Interview with Ms. G (translation)
date of interview: December 1st 1991
interview made by Magdalena Muellner
I made this interview almost 20 years ago, not long since I started my reasearch. It was the first hint to the parsonage. Back then I was not aware that the people she talked about were not the Jewish community of Laa, but forced laborers, she was neither aware, which is due to the fact that she was a child when it happened.

parsonage
„I was five or six years old. We went shopping and we had to pass the vicarage. There we lots of people rounded up – that means, we saw many. The door was open and there were many people standing in the entrance and a few were also outside. They were very excited and frightened. One could see it in their eyes. Just as if one is hunted by dogs. I remember almost only women and children. My mother had to take me everywhere she went back then, because I had lost my first mother when I was three. I did not know that she had dies and so I thought that she had left me, so I always clung to my second mother. My mother told me that I should not look there and we quickly passed the vicarage, even though my mother was a good person and certainly would have wanted to help. Then we went shopping and on our way home we had to pass the vicarage again. We lowered our heads and quickly forewent it. But one time I looked at the side and I will never forget as long as I’ll live: There was a very young mother and she had her new born baby wrapped in a paper and she showed us the baby. I did not hear a single word, but I saw that she was pleading for clothes. My mother certainly would have liked to give her something, at least her cardigan, but she knew that we either were taken away with them or they had separated us. My father was in the war and I only had her. All my youth I have never experienced anything like that. My mother always tried to keep me from dangers. At home there was not much talking about that what later was written in history books. It was such a very sad sight and being forced to watch, knowing that one was unable to help, was sad, too. But I know that it hurt my mother till her death, that she wasn’t able to give anything to the woman.”

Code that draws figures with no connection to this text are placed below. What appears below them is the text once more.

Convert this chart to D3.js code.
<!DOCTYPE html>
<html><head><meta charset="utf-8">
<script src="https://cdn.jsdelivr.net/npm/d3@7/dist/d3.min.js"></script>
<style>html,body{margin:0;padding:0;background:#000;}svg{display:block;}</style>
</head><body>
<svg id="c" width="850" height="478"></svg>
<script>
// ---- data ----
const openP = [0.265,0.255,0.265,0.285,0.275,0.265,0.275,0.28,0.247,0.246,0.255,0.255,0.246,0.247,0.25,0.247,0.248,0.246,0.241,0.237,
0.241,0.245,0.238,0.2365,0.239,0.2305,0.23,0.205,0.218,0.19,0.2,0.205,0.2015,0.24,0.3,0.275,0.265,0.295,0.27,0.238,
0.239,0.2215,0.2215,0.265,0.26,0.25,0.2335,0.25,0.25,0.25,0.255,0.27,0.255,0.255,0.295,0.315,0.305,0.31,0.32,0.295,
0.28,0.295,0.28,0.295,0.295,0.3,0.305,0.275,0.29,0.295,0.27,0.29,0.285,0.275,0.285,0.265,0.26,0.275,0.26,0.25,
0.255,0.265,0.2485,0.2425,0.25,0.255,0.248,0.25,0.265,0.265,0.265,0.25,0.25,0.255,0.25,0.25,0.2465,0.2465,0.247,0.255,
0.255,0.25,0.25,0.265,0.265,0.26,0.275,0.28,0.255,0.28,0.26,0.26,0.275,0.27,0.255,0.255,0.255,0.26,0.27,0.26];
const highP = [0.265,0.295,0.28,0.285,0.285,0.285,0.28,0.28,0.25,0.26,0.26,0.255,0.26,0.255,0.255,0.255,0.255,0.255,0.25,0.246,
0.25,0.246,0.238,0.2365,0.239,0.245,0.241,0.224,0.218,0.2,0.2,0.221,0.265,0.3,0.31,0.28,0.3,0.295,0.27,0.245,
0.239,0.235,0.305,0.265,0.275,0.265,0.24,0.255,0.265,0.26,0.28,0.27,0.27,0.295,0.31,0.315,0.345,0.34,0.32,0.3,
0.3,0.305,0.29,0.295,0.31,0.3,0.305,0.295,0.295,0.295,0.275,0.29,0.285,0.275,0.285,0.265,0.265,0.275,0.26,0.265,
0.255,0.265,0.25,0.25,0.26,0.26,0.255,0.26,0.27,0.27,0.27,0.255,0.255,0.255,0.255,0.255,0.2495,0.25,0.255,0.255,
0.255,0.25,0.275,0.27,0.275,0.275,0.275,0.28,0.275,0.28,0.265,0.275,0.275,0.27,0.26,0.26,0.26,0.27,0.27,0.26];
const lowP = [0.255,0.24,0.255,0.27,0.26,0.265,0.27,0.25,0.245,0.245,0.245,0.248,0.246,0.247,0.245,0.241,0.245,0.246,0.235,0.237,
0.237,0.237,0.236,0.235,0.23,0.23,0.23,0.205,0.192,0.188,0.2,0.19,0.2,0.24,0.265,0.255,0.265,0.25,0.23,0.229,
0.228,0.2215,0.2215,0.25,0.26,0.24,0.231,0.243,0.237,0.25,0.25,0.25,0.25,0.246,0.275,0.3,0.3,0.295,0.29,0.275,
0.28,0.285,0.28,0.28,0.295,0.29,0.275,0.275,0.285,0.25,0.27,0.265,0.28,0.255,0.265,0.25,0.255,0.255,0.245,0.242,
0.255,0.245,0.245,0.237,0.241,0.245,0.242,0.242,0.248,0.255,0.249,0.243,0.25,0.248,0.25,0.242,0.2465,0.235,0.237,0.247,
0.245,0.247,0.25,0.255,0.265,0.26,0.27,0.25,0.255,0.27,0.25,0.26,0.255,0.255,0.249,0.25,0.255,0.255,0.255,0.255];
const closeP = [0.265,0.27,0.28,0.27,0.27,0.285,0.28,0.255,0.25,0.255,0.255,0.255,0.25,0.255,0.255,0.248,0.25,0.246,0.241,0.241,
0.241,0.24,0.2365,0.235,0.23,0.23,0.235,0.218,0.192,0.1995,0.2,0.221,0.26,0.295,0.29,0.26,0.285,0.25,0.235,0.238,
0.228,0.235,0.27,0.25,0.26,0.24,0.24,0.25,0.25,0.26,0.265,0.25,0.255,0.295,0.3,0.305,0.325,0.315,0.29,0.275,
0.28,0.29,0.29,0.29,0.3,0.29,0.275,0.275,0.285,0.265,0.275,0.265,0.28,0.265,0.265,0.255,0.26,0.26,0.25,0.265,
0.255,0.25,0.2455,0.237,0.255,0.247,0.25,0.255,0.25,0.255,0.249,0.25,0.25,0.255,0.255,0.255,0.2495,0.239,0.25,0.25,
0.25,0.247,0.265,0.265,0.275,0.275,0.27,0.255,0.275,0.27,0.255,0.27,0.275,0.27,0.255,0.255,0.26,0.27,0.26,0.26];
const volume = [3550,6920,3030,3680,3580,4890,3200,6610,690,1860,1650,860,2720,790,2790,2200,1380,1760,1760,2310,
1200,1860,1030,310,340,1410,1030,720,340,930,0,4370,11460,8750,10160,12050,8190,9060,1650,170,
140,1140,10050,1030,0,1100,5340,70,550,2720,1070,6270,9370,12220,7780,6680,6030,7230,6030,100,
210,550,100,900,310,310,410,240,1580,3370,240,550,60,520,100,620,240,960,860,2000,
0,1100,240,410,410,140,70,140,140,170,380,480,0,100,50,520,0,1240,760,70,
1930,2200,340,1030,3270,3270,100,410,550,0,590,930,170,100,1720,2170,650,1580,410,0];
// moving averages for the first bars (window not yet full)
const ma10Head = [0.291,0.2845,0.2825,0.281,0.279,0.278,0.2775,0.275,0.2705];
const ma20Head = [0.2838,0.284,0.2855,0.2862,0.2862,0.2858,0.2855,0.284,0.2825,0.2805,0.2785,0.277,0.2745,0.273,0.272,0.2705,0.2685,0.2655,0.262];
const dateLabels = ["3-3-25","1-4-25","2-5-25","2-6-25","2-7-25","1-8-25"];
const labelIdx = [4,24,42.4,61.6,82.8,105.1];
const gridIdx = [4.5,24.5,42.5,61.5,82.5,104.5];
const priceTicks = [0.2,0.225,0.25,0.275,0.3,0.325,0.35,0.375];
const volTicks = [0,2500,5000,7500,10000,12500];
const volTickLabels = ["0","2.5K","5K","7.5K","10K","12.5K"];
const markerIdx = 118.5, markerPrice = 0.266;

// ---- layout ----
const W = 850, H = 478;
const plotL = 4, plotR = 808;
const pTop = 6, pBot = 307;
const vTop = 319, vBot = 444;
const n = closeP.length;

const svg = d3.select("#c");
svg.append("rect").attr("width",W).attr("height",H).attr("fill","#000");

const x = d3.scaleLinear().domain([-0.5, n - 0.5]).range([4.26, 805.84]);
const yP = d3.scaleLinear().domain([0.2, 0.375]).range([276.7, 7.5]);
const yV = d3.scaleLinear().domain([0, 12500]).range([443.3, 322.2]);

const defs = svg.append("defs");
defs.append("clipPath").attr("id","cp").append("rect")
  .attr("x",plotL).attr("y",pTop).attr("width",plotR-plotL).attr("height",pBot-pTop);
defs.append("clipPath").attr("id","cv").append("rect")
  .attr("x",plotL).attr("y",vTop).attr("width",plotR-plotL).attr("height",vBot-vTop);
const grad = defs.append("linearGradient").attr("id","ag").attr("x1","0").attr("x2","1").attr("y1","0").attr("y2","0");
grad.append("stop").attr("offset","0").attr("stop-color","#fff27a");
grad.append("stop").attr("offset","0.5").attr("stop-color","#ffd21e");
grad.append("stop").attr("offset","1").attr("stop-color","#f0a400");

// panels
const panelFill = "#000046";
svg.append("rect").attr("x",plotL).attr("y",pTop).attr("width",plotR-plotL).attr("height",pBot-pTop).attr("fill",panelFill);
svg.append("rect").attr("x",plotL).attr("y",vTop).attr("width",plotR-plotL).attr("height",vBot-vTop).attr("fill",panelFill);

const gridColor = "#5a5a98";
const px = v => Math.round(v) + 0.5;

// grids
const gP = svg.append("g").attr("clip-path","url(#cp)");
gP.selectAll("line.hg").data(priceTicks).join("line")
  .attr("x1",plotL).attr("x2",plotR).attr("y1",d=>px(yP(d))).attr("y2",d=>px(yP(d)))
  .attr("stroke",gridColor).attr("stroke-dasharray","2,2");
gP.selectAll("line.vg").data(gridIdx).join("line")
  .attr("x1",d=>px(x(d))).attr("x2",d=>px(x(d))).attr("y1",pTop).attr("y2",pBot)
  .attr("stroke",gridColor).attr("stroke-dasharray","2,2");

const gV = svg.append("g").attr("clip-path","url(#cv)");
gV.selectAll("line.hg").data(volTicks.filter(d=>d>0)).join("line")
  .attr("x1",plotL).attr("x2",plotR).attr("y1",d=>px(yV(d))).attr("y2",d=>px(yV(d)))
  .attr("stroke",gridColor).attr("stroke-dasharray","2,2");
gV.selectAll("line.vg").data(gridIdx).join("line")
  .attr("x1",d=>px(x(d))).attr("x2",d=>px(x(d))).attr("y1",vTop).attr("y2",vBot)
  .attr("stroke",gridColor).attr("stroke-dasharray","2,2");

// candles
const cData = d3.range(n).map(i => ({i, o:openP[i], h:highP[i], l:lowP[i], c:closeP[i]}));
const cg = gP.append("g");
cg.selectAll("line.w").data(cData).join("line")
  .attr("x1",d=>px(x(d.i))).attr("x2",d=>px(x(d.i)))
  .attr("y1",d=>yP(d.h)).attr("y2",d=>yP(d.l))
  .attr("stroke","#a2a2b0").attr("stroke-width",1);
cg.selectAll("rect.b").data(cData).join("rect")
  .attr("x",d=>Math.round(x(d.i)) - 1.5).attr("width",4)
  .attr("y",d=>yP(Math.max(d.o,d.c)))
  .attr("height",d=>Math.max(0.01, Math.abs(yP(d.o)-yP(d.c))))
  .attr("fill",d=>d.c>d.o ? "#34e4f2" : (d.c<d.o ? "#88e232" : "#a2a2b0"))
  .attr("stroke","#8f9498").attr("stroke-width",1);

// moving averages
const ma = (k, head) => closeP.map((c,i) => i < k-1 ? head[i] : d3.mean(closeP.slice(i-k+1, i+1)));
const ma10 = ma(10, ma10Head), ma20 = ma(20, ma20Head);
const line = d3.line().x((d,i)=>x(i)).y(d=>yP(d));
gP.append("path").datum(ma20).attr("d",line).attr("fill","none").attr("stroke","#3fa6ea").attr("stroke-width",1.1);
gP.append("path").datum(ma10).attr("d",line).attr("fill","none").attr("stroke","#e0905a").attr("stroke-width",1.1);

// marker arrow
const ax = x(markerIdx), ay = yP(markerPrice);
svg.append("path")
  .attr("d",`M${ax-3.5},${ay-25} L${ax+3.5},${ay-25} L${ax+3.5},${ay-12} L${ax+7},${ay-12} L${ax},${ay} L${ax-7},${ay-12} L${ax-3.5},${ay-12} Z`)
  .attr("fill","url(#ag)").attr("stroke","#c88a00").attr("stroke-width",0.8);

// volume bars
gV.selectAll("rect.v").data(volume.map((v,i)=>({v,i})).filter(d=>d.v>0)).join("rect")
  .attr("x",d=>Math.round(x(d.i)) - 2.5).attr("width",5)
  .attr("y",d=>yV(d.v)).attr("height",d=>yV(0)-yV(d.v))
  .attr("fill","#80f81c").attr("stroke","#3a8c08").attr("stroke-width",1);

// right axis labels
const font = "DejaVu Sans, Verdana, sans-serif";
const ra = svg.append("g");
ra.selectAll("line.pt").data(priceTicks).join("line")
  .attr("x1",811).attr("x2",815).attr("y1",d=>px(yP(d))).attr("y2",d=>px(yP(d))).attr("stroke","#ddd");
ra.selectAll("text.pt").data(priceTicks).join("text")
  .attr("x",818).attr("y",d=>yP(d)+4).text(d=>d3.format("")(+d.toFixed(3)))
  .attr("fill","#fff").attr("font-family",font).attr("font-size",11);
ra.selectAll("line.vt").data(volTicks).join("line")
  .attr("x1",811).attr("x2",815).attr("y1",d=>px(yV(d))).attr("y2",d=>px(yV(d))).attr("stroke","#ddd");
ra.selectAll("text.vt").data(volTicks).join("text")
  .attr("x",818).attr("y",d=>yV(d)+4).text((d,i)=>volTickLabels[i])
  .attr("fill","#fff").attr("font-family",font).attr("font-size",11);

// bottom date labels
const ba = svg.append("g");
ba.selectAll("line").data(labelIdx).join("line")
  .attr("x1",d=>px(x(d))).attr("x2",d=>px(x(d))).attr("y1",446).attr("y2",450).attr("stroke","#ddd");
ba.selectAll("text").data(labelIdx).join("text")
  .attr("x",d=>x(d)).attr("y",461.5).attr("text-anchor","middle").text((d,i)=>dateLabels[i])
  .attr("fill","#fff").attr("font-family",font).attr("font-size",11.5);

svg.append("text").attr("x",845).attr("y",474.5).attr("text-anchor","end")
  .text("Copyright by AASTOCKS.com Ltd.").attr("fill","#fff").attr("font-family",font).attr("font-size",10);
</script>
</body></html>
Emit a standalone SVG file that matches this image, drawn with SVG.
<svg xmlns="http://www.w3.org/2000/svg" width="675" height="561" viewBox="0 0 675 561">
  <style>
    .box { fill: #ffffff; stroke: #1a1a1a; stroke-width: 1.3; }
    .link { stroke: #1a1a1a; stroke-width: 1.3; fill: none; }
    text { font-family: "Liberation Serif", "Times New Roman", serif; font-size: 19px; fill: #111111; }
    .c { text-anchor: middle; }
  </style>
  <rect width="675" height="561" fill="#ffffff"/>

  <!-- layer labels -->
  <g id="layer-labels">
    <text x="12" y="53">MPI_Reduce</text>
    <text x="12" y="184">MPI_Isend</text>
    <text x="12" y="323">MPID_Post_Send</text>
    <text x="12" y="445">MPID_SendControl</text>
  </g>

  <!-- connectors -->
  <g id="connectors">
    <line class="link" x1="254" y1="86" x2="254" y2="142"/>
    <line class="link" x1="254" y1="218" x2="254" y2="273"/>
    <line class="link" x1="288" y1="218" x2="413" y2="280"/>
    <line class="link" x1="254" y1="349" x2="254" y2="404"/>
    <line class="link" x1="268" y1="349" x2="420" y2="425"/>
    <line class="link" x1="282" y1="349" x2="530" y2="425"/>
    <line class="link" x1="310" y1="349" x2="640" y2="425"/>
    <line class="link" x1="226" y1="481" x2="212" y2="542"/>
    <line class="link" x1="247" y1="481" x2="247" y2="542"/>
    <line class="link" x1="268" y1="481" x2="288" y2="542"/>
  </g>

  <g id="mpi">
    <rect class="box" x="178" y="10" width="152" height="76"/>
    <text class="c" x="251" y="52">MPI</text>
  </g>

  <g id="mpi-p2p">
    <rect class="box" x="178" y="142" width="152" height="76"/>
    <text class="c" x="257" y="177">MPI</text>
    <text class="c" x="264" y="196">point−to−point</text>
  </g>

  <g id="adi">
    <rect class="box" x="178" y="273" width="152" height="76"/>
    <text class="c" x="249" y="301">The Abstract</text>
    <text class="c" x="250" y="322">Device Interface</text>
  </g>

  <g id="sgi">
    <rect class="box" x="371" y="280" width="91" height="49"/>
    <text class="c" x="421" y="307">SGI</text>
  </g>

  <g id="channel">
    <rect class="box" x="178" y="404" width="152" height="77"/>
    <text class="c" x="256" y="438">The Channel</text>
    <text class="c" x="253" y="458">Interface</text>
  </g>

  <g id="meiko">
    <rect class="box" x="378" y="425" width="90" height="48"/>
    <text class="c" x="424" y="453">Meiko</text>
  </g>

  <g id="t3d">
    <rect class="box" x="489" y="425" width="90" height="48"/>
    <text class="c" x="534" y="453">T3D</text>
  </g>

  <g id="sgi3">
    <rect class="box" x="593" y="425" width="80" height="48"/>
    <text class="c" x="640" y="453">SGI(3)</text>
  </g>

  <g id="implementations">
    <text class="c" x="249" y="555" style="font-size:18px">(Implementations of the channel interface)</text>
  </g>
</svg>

Do you remember, who rounded those people up?
“No, not at all. I did not see a single person I knew, but I generally didn’t know many people back then. Probably there were people guarding them, but I did not notice them. In my memory this door is just a huge black hole.”
About how many people were in it?
“I don’t know, but this hole, this door, was full.”

door of the parsonage
Did your mother explain to you what was going on? Did you ask her?
“Yes, at home she told me that we would have been separated or killed, if we had given anything to the woman, but this was later. She only did it for my sake.”
Do you know why the people were rounded up in the vicarage?
“No, not till today. Not that I have heard where the synagogue was located, I think that they probably were brought there, so that they don’t have to stand in front of the mill, but this is just my interpretation.”
Do you know at which day time you passed?
“I think it must have been before noon because we went shopping.”
Which season was it?
“It was cold and dull, as I recall it. A nasty kind of weather. Probably it was fall.”
Did your mother explain to you why it happened?
“Probably she did not explain it, probably I forgot it because I did not understand what she said.”
In how far did you know what would happen to the people?
“Back then I thought that people are separated, if the others don’t want them, but I thought that they couldn’t have done anything bad.”
Where there other people there?
“For me all the people there were foreigners, even if they were from Laa. I never went anywhere alone. I only knew our neighbors, the merchant and the baker.”
Do you recall the synagogue?
“No, not even the synagogue, even though it was not far away. I can only recall the restaurant there, but those memories are from a later time.”